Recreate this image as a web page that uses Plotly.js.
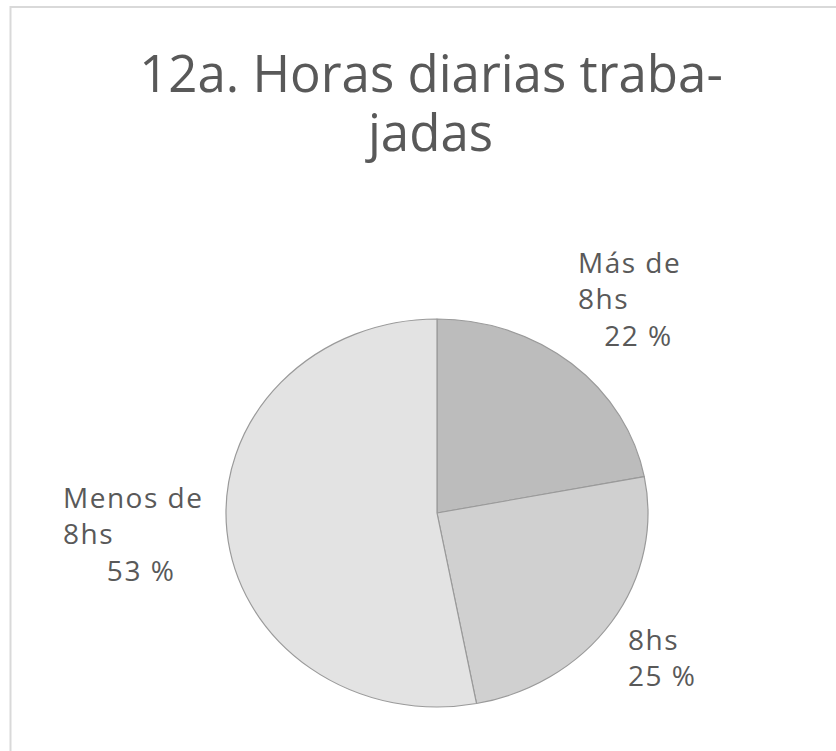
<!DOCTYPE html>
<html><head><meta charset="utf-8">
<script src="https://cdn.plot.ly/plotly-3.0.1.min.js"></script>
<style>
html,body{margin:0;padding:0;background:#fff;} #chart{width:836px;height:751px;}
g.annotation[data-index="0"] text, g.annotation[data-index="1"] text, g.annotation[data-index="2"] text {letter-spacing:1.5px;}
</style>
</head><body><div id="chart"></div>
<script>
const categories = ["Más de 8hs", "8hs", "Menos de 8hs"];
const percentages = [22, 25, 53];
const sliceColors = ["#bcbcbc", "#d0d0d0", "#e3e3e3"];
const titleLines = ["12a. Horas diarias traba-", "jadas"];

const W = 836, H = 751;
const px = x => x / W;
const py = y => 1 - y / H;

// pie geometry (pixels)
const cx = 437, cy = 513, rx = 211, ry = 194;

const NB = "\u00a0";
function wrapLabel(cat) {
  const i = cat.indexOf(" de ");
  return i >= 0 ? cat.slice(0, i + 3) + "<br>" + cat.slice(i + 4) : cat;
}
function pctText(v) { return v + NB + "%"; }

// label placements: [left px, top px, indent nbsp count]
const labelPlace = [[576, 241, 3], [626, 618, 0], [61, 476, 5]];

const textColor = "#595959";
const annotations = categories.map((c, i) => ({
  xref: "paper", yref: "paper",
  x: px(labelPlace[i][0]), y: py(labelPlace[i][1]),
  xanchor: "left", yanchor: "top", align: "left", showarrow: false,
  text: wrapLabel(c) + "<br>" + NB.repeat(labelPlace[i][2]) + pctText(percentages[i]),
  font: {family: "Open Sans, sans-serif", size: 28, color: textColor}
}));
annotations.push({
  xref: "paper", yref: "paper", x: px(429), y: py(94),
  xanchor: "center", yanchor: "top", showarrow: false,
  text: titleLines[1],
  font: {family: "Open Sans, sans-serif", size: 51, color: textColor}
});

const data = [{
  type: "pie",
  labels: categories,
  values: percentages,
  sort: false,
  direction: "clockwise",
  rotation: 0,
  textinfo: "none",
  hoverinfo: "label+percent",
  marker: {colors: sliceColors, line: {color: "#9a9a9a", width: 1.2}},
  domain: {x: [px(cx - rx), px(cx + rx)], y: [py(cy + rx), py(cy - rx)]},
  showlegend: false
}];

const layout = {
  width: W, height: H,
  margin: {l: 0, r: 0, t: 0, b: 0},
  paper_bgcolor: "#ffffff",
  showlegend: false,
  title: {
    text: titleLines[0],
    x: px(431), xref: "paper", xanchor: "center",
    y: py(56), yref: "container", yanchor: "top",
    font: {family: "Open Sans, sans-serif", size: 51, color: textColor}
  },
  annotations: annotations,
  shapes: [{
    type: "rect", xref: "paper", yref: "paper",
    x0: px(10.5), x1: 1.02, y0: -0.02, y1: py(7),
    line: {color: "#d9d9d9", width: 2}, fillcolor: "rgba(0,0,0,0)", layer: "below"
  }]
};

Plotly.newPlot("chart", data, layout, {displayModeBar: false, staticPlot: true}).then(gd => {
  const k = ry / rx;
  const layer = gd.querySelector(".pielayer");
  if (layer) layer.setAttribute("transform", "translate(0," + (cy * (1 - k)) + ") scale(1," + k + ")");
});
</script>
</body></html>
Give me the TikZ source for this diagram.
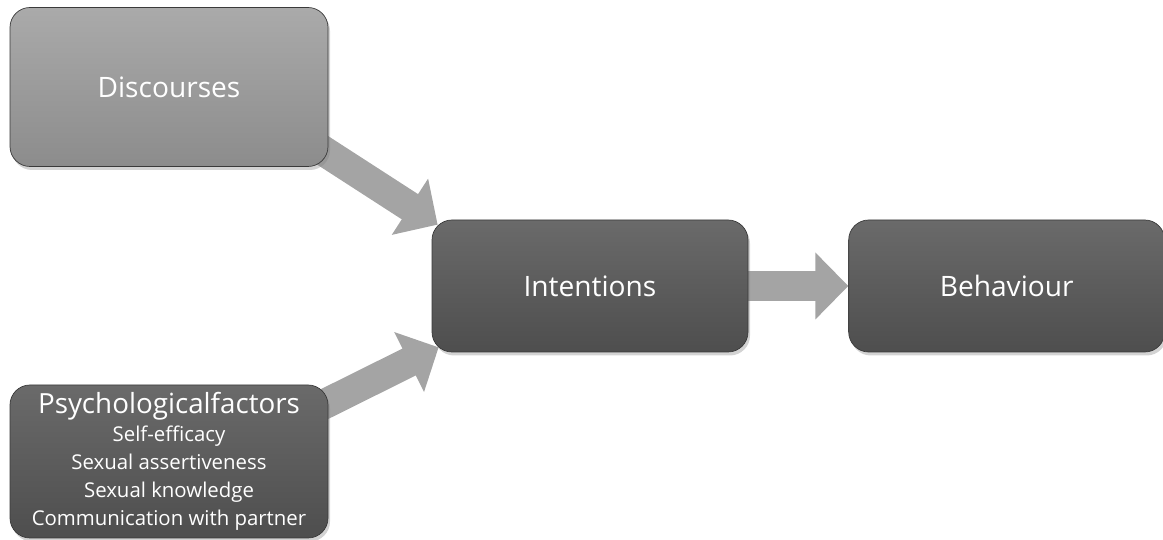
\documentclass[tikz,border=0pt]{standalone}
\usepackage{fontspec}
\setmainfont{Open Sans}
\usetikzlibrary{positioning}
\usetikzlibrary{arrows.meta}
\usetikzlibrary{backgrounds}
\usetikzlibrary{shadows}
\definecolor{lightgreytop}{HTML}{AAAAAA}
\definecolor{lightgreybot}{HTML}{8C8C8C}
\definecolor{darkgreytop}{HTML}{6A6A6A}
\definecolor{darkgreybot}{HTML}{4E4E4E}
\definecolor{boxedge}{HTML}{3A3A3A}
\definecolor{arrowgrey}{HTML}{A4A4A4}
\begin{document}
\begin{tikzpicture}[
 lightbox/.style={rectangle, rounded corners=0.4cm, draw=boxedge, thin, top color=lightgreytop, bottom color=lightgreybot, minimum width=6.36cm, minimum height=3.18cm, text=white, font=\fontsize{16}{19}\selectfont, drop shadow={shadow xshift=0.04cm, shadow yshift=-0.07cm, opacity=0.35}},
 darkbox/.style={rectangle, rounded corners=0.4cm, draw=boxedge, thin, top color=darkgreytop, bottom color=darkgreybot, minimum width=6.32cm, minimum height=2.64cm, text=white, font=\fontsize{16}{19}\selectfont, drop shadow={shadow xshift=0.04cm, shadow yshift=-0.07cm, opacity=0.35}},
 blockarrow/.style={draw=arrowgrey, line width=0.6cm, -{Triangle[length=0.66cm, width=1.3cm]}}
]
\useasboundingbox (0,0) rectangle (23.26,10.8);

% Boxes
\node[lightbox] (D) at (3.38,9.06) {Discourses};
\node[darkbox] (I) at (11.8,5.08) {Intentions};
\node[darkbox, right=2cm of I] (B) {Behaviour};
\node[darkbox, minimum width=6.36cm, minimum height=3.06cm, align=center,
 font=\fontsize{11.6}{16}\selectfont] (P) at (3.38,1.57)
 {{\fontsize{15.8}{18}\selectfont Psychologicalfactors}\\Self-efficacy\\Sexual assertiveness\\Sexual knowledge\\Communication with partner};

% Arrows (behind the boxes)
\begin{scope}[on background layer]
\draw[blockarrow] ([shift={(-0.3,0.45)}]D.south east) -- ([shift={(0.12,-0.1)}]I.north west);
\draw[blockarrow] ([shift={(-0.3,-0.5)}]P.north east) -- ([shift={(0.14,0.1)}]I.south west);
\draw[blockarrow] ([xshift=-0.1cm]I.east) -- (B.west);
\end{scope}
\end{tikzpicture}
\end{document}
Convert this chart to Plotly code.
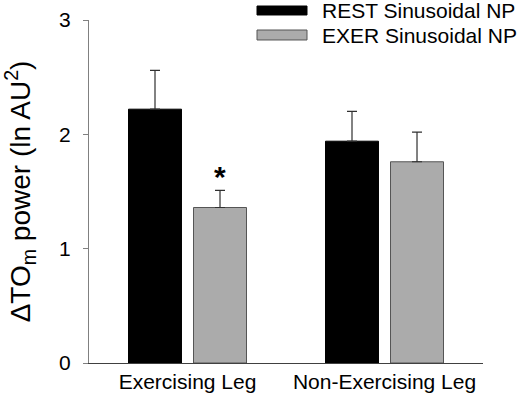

THE PROBLEM:
Repeat each entry above word for word, leaving every picture out.

TASK RESPONSE:
Recreate this image as a web page that uses Plotly.js.
<!DOCTYPE html>
<html><head><meta charset="utf-8">
<script src="https://cdn.plot.ly/plotly-3.0.1.min.js"></script>
<style>
html,body{margin:0;padding:0;background:#fff;} #chart{width:836px;height:751px;}
g.annotation[data-index="0"] text, g.annotation[data-index="1"] text, g.annotation[data-index="2"] text {letter-spacing:1.5px;}
</style>
</head><body><div id="chart"></div>
<script>
const categories = ["Más de 8hs", "8hs", "Menos de 8hs"];
const percentages = [22, 25, 53];
const sliceColors = ["#bcbcbc", "#d0d0d0", "#e3e3e3"];
const titleLines = ["12a. Horas diarias traba-", "jadas"];

const W = 836, H = 751;
const px = x => x / W;
const py = y => 1 - y / H;

// pie geometry (pixels)
const cx = 437, cy = 513, rx = 211, ry = 194;

const NB = "\u00a0";
function wrapLabel(cat) {
  const i = cat.indexOf(" de ");
  return i >= 0 ? cat.slice(0, i + 3) + "<br>" + cat.slice(i + 4) : cat;
}
function pctText(v) { return v + NB + "%"; }

// label placements: [left px, top px, indent nbsp count]
const labelPlace = [[576, 241, 3], [626, 618, 0], [61, 476, 5]];

const textColor = "#595959";
const annotations = categories.map((c, i) => ({
  xref: "paper", yref: "paper",
  x: px(labelPlace[i][0]), y: py(labelPlace[i][1]),
  xanchor: "left", yanchor: "top", align: "left", showarrow: false,
  text: wrapLabel(c) + "<br>" + NB.repeat(labelPlace[i][2]) + pctText(percentages[i]),
  font: {family: "Open Sans, sans-serif", size: 28, color: textColor}
}));
annotations.push({
  xref: "paper", yref: "paper", x: px(429), y: py(94),
  xanchor: "center", yanchor: "top", showarrow: false,
  text: titleLines[1],
  font: {family: "Open Sans, sans-serif", size: 51, color: textColor}
});

const data = [{
  type: "pie",
  labels: categories,
  values: percentages,
  sort: false,
  direction: "clockwise",
  rotation: 0,
  textinfo: "none",
  hoverinfo: "label+percent",
  marker: {colors: sliceColors, line: {color: "#9a9a9a", width: 1.2}},
  domain: {x: [px(cx - rx), px(cx + rx)], y: [py(cy + rx), py(cy - rx)]},
  showlegend: false
}];

const layout = {
  width: W, height: H,
  margin: {l: 0, r: 0, t: 0, b: 0},
  paper_bgcolor: "#ffffff",
  showlegend: false,
  title: {
    text: titleLines[0],
    x: px(431), xref: "paper", xanchor: "center",
    y: py(56), yref: "container", yanchor: "top",
    font: {family: "Open Sans, sans-serif", size: 51, color: textColor}
  },
  annotations: annotations,
  shapes: [{
    type: "rect", xref: "paper", yref: "paper",
    x0: px(10.5), x1: 1.02, y0: -0.02, y1: py(7),
    line: {color: "#d9d9d9", width: 2}, fillcolor: "rgba(0,0,0,0)", layer: "below"
  }]
};

Plotly.newPlot("chart", data, layout, {displayModeBar: false, staticPlot: true}).then(gd => {
  const k = ry / rx;
  const layer = gd.querySelector(".pielayer");
  if (layer) layer.setAttribute("transform", "translate(0," + (cy * (1 - k)) + ") scale(1," + k + ")");
});
</script>
</body></html>
Give me the TikZ source for this diagram.
\documentclass[tikz,border=0pt]{standalone}
\usepackage{fontspec}
\setmainfont{Open Sans}
\usetikzlibrary{positioning}
\usetikzlibrary{arrows.meta}
\usetikzlibrary{backgrounds}
\usetikzlibrary{shadows}
\definecolor{lightgreytop}{HTML}{AAAAAA}
\definecolor{lightgreybot}{HTML}{8C8C8C}
\definecolor{darkgreytop}{HTML}{6A6A6A}
\definecolor{darkgreybot}{HTML}{4E4E4E}
\definecolor{boxedge}{HTML}{3A3A3A}
\definecolor{arrowgrey}{HTML}{A4A4A4}
\begin{document}
\begin{tikzpicture}[
 lightbox/.style={rectangle, rounded corners=0.4cm, draw=boxedge, thin, top color=lightgreytop, bottom color=lightgreybot, minimum width=6.36cm, minimum height=3.18cm, text=white, font=\fontsize{16}{19}\selectfont, drop shadow={shadow xshift=0.04cm, shadow yshift=-0.07cm, opacity=0.35}},
 darkbox/.style={rectangle, rounded corners=0.4cm, draw=boxedge, thin, top color=darkgreytop, bottom color=darkgreybot, minimum width=6.32cm, minimum height=2.64cm, text=white, font=\fontsize{16}{19}\selectfont, drop shadow={shadow xshift=0.04cm, shadow yshift=-0.07cm, opacity=0.35}},
 blockarrow/.style={draw=arrowgrey, line width=0.6cm, -{Triangle[length=0.66cm, width=1.3cm]}}
]
\useasboundingbox (0,0) rectangle (23.26,10.8);

% Boxes
\node[lightbox] (D) at (3.38,9.06) {Discourses};
\node[darkbox] (I) at (11.8,5.08) {Intentions};
\node[darkbox, right=2cm of I] (B) {Behaviour};
\node[darkbox, minimum width=6.36cm, minimum height=3.06cm, align=center,
 font=\fontsize{11.6}{16}\selectfont] (P) at (3.38,1.57)
 {{\fontsize{15.8}{18}\selectfont Psychologicalfactors}\\Self-efficacy\\Sexual assertiveness\\Sexual knowledge\\Communication with partner};

% Arrows (behind the boxes)
\begin{scope}[on background layer]
\draw[blockarrow] ([shift={(-0.3,0.45)}]D.south east) -- ([shift={(0.12,-0.1)}]I.north west);
\draw[blockarrow] ([shift={(-0.3,-0.5)}]P.north east) -- ([shift={(0.14,0.1)}]I.south west);
\draw[blockarrow] ([xshift=-0.1cm]I.east) -- (B.west);
\end{scope}
\end{tikzpicture}
\end{document}
Convert this chart to Plotly code.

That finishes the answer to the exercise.